_Given exercise_
In the data, extract each line that holds the string "React".

────────────────────

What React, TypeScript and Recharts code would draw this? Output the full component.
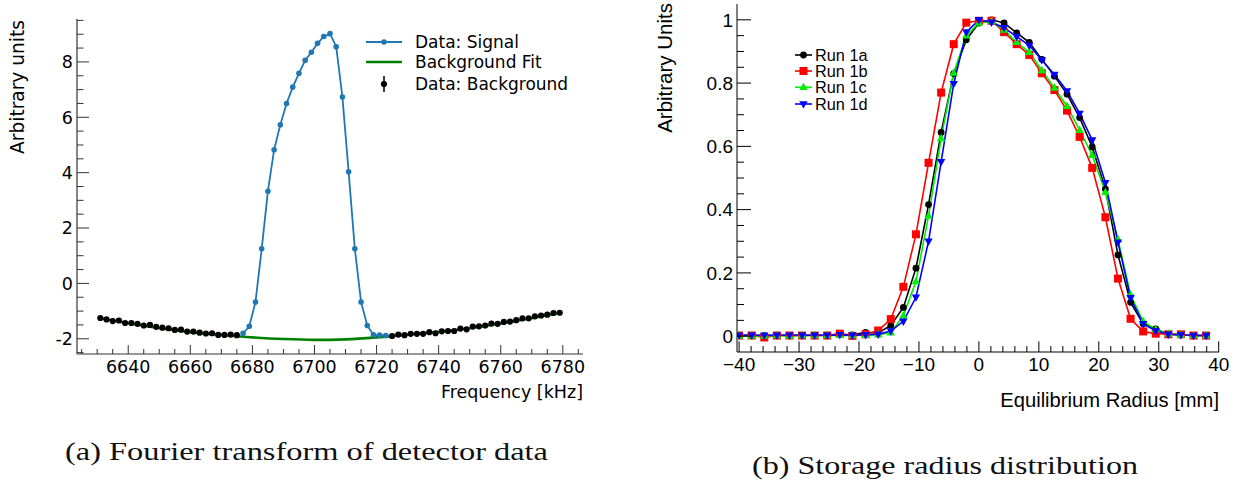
import React from "react";
import { LineChart, Line, XAxis, YAxis } from "recharts";

// ---------- (a) Fourier transform of detector data ----------
const bgFreq = [
  6631, 6633, 6635, 6637, 6639, 6641, 6643, 6645, 6647, 6649, 6651, 6653, 6655, 6657, 6659, 6661, 6663, 6665, 6667,
  6669, 6671, 6673, 6675, 6725, 6727, 6729, 6731, 6733, 6735, 6737, 6739, 6741, 6743, 6745, 6747, 6749, 6751, 6753,
  6755, 6757, 6759, 6761, 6763, 6765, 6767, 6769, 6771, 6773, 6775, 6777, 6779,
];
const bgValue = [
  -1.25, -1.3, -1.36, -1.34, -1.43, -1.43, -1.46, -1.52, -1.5, -1.57, -1.6, -1.62, -1.68, -1.67, -1.74, -1.74, -1.78,
  -1.81, -1.8, -1.86, -1.86, -1.85, -1.87, -1.9, -1.85, -1.87, -1.82, -1.82, -1.82, -1.76, -1.8, -1.73, -1.72, -1.72,
  -1.63, -1.66, -1.56, -1.55, -1.52, -1.45, -1.46, -1.39, -1.38, -1.33, -1.26, -1.26, -1.19, -1.16, -1.13, -1.07, -1.06,
];
const sigFreq = [
  6677, 6679, 6681, 6683, 6685, 6687, 6689, 6691, 6693, 6695, 6697, 6699, 6701, 6703, 6705, 6707, 6709, 6711, 6713,
  6715, 6717, 6719, 6721, 6723,
];
const sigValue = [
  -1.8, -1.55, -0.67, 1.25, 3.33, 4.83, 5.73, 6.5, 7.09, 7.59, 8.06, 8.35, 8.67, 8.92, 9.02, 8.55, 6.73, 4.03, 1.25,
  -0.67, -1.52, -1.86, -1.87, -1.88,
];
const fitFreq = [6631, 6645, 6660, 6675, 6690, 6700, 6710, 6720, 6730, 6745, 6760, 6779];
const fitValue = [-1.26, -1.53, -1.76, -1.91, -2.01, -2.04, -2.02, -1.95, -1.85, -1.69, -1.45, -1.07];

const freqTicks = [
  6625, 6630, 6635, 6640, 6645, 6650, 6655, 6660, 6665, 6670, 6675, 6680, 6685, 6690, 6695, 6700, 6705, 6710, 6715,
  6720, 6725, 6730, 6735, 6740, 6745, 6750, 6755, 6760, 6765, 6770, 6775, 6780, 6785,
];
const unitTicks = [
  -2.5, -2, -1.5, -1, -0.5, 0, 0.5, 1, 1.5, 2, 2.5, 3, 3.5, 4, 4.5, 5, 5.5, 6, 6.5, 7, 7.5, 8, 8.5, 9, 9.5,
];

// ---------- (b) Storage radius distribution ----------
const radius = [
  -40.0, -37.9, -35.8, -33.7, -31.6, -29.5, -27.4, -25.3, -23.2, -21.1, -18.9, -16.8, -14.7, -12.6, -10.5, -8.4, -6.3,
  -4.2, -2.1, 0, 2.1, 4.2, 6.3, 8.4, 10.5, 12.6, 14.7, 16.8, 18.9, 21.1, 23.2, 25.3, 27.4, 29.5, 31.6, 33.7, 35.8, 37.9,
];
const run1a = [
  0.003, 0.003, 0.002, 0.003, 0.003, 0.003, 0.003, 0.003, 0.006, 0.004, 0.012, 0.01, 0.034, 0.091, 0.215, 0.416, 0.644,
  0.83, 0.937, 0.99, 1.0, 0.99, 0.959, 0.929, 0.875, 0.822, 0.765, 0.691, 0.598, 0.465, 0.257, 0.107, 0.039, 0.023,
  0.006, 0.004, 0.002, 0.002,
];
const run1b = [
  0.002, 0.002, -0.004, 0.002, 0.002, 0.002, 0.002, 0.002, 0.008, 0.001, 0.006, 0.018, 0.054, 0.156, 0.322, 0.548,
  0.77, 0.923, 0.991, 0.997, 0.997, 0.961, 0.923, 0.889, 0.831, 0.778, 0.713, 0.63, 0.532, 0.376, 0.182, 0.055, 0.015,
  0.008, 0.006, 0.006, 0.002, 0.002,
];
const run1c = [
  0.001, 0.001, 0.001, 0.002, 0.001, 0.002, 0.002, 0.002, 0.003, 0.002, 0.003, 0.005, 0.011, 0.065, 0.173, 0.38, 0.625,
  0.832, 0.95, 0.99, 0.995, 0.968, 0.929, 0.898, 0.84, 0.785, 0.727, 0.651, 0.572, 0.455, 0.305, 0.131, 0.047, 0.021,
  0.007, 0.004, 0.002, 0.002,
];
const run1d = [
  0.003, 0.003, 0.003, 0.003, 0.003, 0.003, 0.003, 0.003, 0.004, 0.003, 0.004, 0.006, 0.016, 0.047, 0.123, 0.3, 0.551,
  0.798, 0.961, 1.0, 0.992, 0.975, 0.947, 0.919, 0.873, 0.827, 0.775, 0.704, 0.62, 0.485, 0.297, 0.121, 0.039, 0.017,
  0.006, 0.004, 0.002, 0.002,
];
const radiusTicks = [
  -40, -38, -36, -34, -32, -30, -28, -26, -24, -22, -20, -18, -16, -14, -12, -10, -8, -6, -4, -2, 0, 2, 4, 6, 8, 10, 12,
  14, 16, 18, 20, 22, 24, 26, 28, 30, 32, 34, 36, 38, 40,
];
const fracTicks = [
  0, 0.05, 0.1, 0.15, 0.2, 0.25, 0.3, 0.35, 0.4, 0.45, 0.5, 0.55, 0.6, 0.65, 0.7, 0.75, 0.8, 0.85, 0.9, 0.95, 1,
];

const runs = [
  { key: "a", name: "Run 1a", color: "#000000", shape: "circle" },
  { key: "b", name: "Run 1b", color: "#ff0000", shape: "square" },
  { key: "c", name: "Run 1c", color: "#00ee00", shape: "up" },
  { key: "d", name: "Run 1d", color: "#0000ff", shape: "down" },
];

const bgData = bgFreq.map((f, i) => ({ f, v: bgValue[i] }));
const sigData = sigFreq.map((f, i) => ({ f, v: sigValue[i] }));
const fitData = fitFreq.map((f, i) => ({ f, v: fitValue[i] }));
const radData = radius.map((r, i) => ({ r, a: run1a[i], b: run1b[i], c: run1c[i], d: run1d[i] }));

const MPL = "DejaVu Sans, sans-serif";
const ROOTF = "Liberation Sans, Arial, sans-serif";

// tick factory: ticks drawn inside the frame, labels outside
type TickCfg = {
  side: "bottom" | "top" | "left" | "right";
  isMajor: (v: number) => boolean;
  major: number;
  minor: number;
  color: string;
  label?: (v: number) => string;
  font?: string;
  size?: number;
  gap?: number;
};
const makeTick = (c: TickCfg) => (props: any) => {
  const { x, y, payload } = props;
  const v = payload.value as number;
  const mj = c.isMajor(v);
  const len = mj ? c.major : c.minor;
  let line;
  if (c.side === "bottom") line = <line x1={x} x2={x} y1={y} y2={y - len} stroke={c.color} />;
  else if (c.side === "top") line = <line x1={x} x2={x} y1={y} y2={y + len} stroke={c.color} />;
  else if (c.side === "left") line = <line x1={x} x2={x + len} y1={y} y2={y} stroke={c.color} />;
  else line = <line x1={x} x2={x - len} y1={y} y2={y} stroke={c.color} />;
  let txt = null;
  if (mj && c.label) {
    if (c.side === "bottom")
      txt = (
        <text x={x} y={y + (c.gap || 0)} textAnchor="middle" fontFamily={c.font} fontSize={c.size} fill="#000">
          {c.label(v)}
        </text>
      );
    else
      txt = (
        <text x={x - (c.gap || 0)} y={y} dy="0.36em" textAnchor="end" fontFamily={c.font} fontSize={c.size} fill="#000">
          {c.label(v)}
        </text>
      );
  }
  return (
    <g>
      {line}
      {txt}
    </g>
  );
};

const isMul = (v: number, m: number) => Math.abs(v / m - Math.round(v / m)) < 1e-6;

const fBottom = makeTick({ side: "bottom", isMajor: (v) => isMul(v, 20), major: 9, minor: 5, color: "#333", label: (v) => String(v), font: MPL, size: 17.5, gap: 19 });
const fTop = makeTick({ side: "top", isMajor: (v) => isMul(v, 20), major: 9, minor: 5, color: "#333" });
const uLeft = makeTick({ side: "left", isMajor: (v) => isMul(v, 2), major: 12, minor: 6.5, color: "#333", label: (v) => String(v), font: MPL, size: 17.5, gap: 4 });
const uRight = makeTick({ side: "right", isMajor: (v) => isMul(v, 2), major: 12, minor: 6.5, color: "#333" });

const rBottom = makeTick({ side: "bottom", isMajor: (v) => isMul(v, 10), major: 10.7, minor: 6, color: "#000", label: (v) => (v < 0 ? "\u2212" + Math.abs(v) : String(v)), font: ROOTF, size: 19, gap: 19.4 });
const rTop = makeTick({ side: "top", isMajor: (v) => isMul(v, 10), major: 10.7, minor: 6, color: "#000" });
const pLeft = makeTick({ side: "left", isMajor: (v) => isMul(v, 0.2), major: 14, minor: 7, color: "#000", label: (v) => (v === 0 ? "0" : v === 1 ? "1" : v.toFixed(1)), font: ROOTF, size: 19, gap: 4 });
const pRight = makeTick({ side: "right", isMajor: (v) => isMul(v, 0.2), major: 14, minor: 7, color: "#000" });

const marker = (shape: string, color: string, cx: number, cy: number, key?: any) => {
  if (shape === "circle") return <circle key={key} cx={cx} cy={cy} r={3.4} fill={color} />;
  if (shape === "square") return <rect key={key} x={cx - 4} y={cy - 4} width={8} height={8} fill={color} />;
  if (shape === "up")
    return <path key={key} d={`M${cx},${cy - 4.6} L${cx + 4.2},${cy + 2.8} L${cx - 4.2},${cy + 2.8} Z`} fill={color} />;
  return <path key={key} d={`M${cx},${cy + 4.6} L${cx + 4.2},${cy - 2.8} L${cx - 4.2},${cy - 2.8} Z`} fill={color} />;
};

export default function App() {
  return (
    <div style={{ position: "absolute", left: 0, top: 0, width: 1240, height: 489, background: "#fff" }}>
      {/* (a) */}
      <div style={{ position: "absolute", left: 0, top: 0 }}>
        <LineChart width={600} height={420} margin={{ top: 19, right: 17, bottom: 0, left: 0 }}>
          <XAxis dataKey="f" type="number" domain={[6623.5, 6786.5]} ticks={freqTicks} interval={0} height={66}
            allowDataOverflow tickSize={0} tickMargin={0} tickLine={false} tick={fBottom} axisLine={{ stroke: "#333", strokeWidth: 1.2 }} />
          <XAxis xAxisId="top" orientation="top" dataKey="f" type="number" domain={[6623.5, 6786.5]} ticks={freqTicks}
            interval={0} height={0} allowDataOverflow tickSize={0} tickMargin={0} tickLine={false} tick={fTop} axisLine={{ stroke: "#333", strokeWidth: 1.2 }} />
          <YAxis type="number" domain={[-2.55, 9.55]} ticks={unitTicks} interval={0} width={77} allowDataOverflow
            tickSize={0} tickMargin={0} tickLine={false} tick={uLeft} axisLine={{ stroke: "#333", strokeWidth: 1.2 }} />
          <YAxis yAxisId="right" orientation="right" type="number" domain={[-2.55, 9.55]} ticks={unitTicks} interval={0}
            width={0} allowDataOverflow tickSize={0} tickMargin={0} tickLine={false} tick={uRight} axisLine={{ stroke: "#333", strokeWidth: 1.2 }} />
          <Line data={sigData} dataKey="v" stroke="#1f77b4" strokeWidth={1.8} isAnimationActive={false}
            dot={{ r: 2.8, fill: "#1f77b4", stroke: "none" }} />
          <Line data={fitData} dataKey="v" type="monotone" stroke="#008000" strokeWidth={2.6} dot={false} isAnimationActive={false} />
          <Line data={bgData} dataKey="v" stroke="none" isAnimationActive={false} dot={{ r: 3.1, fill: "#000", stroke: "none" }} />
        </LineChart>
      </div>

      {/* (b) */}
      <div style={{ position: "absolute", left: 620, top: 0 }}>
        <LineChart width={620} height={420} data={radData} margin={{ top: 4, right: 21, bottom: 0, left: 0 }}>
          <XAxis dataKey="r" type="number" domain={[-40.35, 40.05]} ticks={radiusTicks} interval={0} height={68}
            allowDataOverflow tickSize={0} tickMargin={0} tickLine={false} tick={rBottom} axisLine={{ stroke: "#000" }} />
          <XAxis xAxisId="top" orientation="top" dataKey="r" type="number" domain={[-40.35, 40.05]} ticks={radiusTicks}
            interval={0} height={0} allowDataOverflow tickSize={0} tickMargin={0} tickLine={false} tick={rTop} axisLine={{ stroke: "#000" }} />
          <YAxis type="number" domain={[-0.05, 1.05]} ticks={fracTicks} interval={0} width={117} allowDataOverflow
            tickSize={0} tickMargin={0} tickLine={false} tick={pLeft} axisLine={{ stroke: "#000" }} />
          <YAxis yAxisId="right" orientation="right" type="number" domain={[-0.05, 1.05]} ticks={fracTicks} interval={0}
            width={0} allowDataOverflow tickSize={0} tickMargin={0} tickLine={false} tick={pRight} axisLine={{ stroke: "#000" }} />
          {runs.map((s) => (
            <Line key={s.key} dataKey={s.key} stroke={s.color} strokeWidth={1.6} isAnimationActive={false}
              dot={(p: any) => marker(s.shape, s.color, p.cx, p.cy, p.index)} />
          ))}
        </LineChart>
      </div>

      {/* axis titles, legends, captions */}
      <svg width={1240} height={489} style={{ position: "absolute", left: 0, top: 0, pointerEvents: "none" }}>
        <text transform="translate(24,20) rotate(-90)" textAnchor="end" fontFamily={MPL} fontSize={18.6} fill="#000">
          Arbitrary units
        </text>
        <text x={583} y={398} textAnchor="end" fontFamily={MPL} fontSize={17.5} fill="#000">
          Frequency [kHz]
        </text>
        <g fontFamily={MPL} fontSize={17} fill="#000">
          <line x1={366} x2={402} y1={42} y2={42} stroke="#1f77b4" strokeWidth={1.8} />
          <circle cx={384} cy={42} r={2.8} fill="#1f77b4" />
          <text x={415} y={48}>Data: Signal</text>
          <line x1={366} x2={402} y1={62} y2={62} stroke="#008000" strokeWidth={2.6} />
          <text x={415} y={68}>Background Fit</text>
          <line x1={384} x2={384} y1={76} y2={92} stroke="#000" strokeWidth={1.5} />
          <circle cx={384} cy={84} r={3.1} fill="#000" />
          <text x={415} y={90}>Data: Background</text>
        </g>

        <text transform="translate(671.5,3) rotate(-90)" textAnchor="end" fontFamily={ROOTF} fontSize={20.5} fill="#000">
          Arbitrary Units
        </text>
        <text x={1219} y={406.5} textAnchor="end" fontFamily={ROOTF} fontSize={20.2} fill="#000">
          Equilibrium Radius [mm]
        </text>
        <g fontFamily={ROOTF} fontSize={16.3} fill="#000">
          {runs.map((s, i) => {
            const cy = [55, 71, 87.3, 104][i];
            return (
              <g key={s.key}>
                <line x1={795} x2={812} y1={cy} y2={cy} stroke={s.color} strokeWidth={1.6} />
                {marker(s.shape, s.color, 803.5, cy)}
                <text x={815} y={cy + 5.8}>{s.name}</text>
              </g>
            );
          })}
        </g>

        <text x={65} y={460} fontFamily="Liberation Serif, serif" fontSize={26} textLength={483} lengthAdjust="spacingAndGlyphs" fill="#111">
          (a) Fourier transform of detector data
        </text>
        <text x={752} y={474} fontFamily="Liberation Serif, serif" fontSize={26} textLength={386} lengthAdjust="spacingAndGlyphs" fill="#111">
          (b) Storage radius distribution
        </text>
      </svg>
    </div>
  );
}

────────────────────

_Task response_
What React, TypeScript and Recharts code would draw this? Output the full component.
import React from "react";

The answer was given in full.